Researchers measured consumer sentiment and found that it was 50/50 as to whether Dutch consumers would adopt Open Banking services, based on their current behaviours, with consumers highly reluctant to share their data for Open Banking.
“Dutch consumers are primarily concerned about what Open Banking means for them in terms of data protection,” the researchers said. “They are also worried about cybersecurity, and express scepticism about the need for, and benefits of, both consumer control and choice.”
When consumer sentiment in the Netherlands was measured against global attitudes, it was found to be broadly in line, which poses a significant challenge for champions of Open Banking in the UK market.
Those developing services are less concerned. “No consumer is interested in Open Banking for the sake of it,” says Moneyhub’s Tonge. “But there is a steady uptick in consumers adopting. It is early days.”
Tonge’s view is echoed by others in the sector. “I’m alright with people not ‘knowing’ about Open Banking. They just need to understand the value proposition,” explains Capco’s senior consultant Jacob Rebuck.
Rebuck argues that there is too much focus on consumers knowing about the concept of Open Banking, when the thing that should be measured is their adoption of Open Banking products, apps and services.
New year, new attitudes
2019 may be the year when customer use of Open Banking starts to take off. Open Banking supporters claim there are more forward-thinking apps starting to emerge that will stimulate consumer interest.
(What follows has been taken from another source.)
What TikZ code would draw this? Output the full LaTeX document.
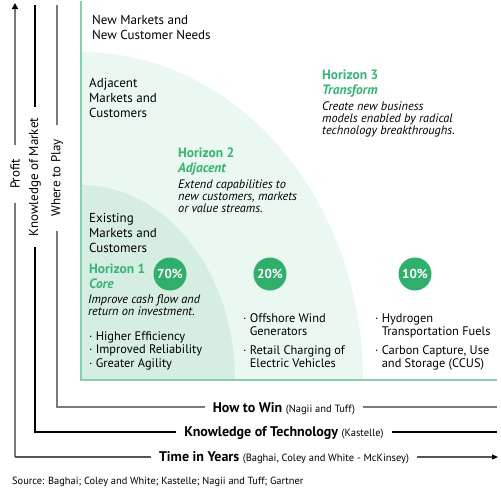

At the start of the year, Imran Gulamhuseinwala, the government-appointed implementation trustee for Open Banking, said that more products and services for consumers, and businesses, are in development.
“Consumers are gradually being offered products and services which will securely help them move, manage and make more of their money,” he said.
“In short, it is clear that there are signs of an emerging dynamic, vibrant and developing ecosystem, which is rapidly becoming more sophisticated, and expansive, in its coverage. But with the line of sight we have into the Open Banking pipeline, this is going to considerably ramp up in 2019.”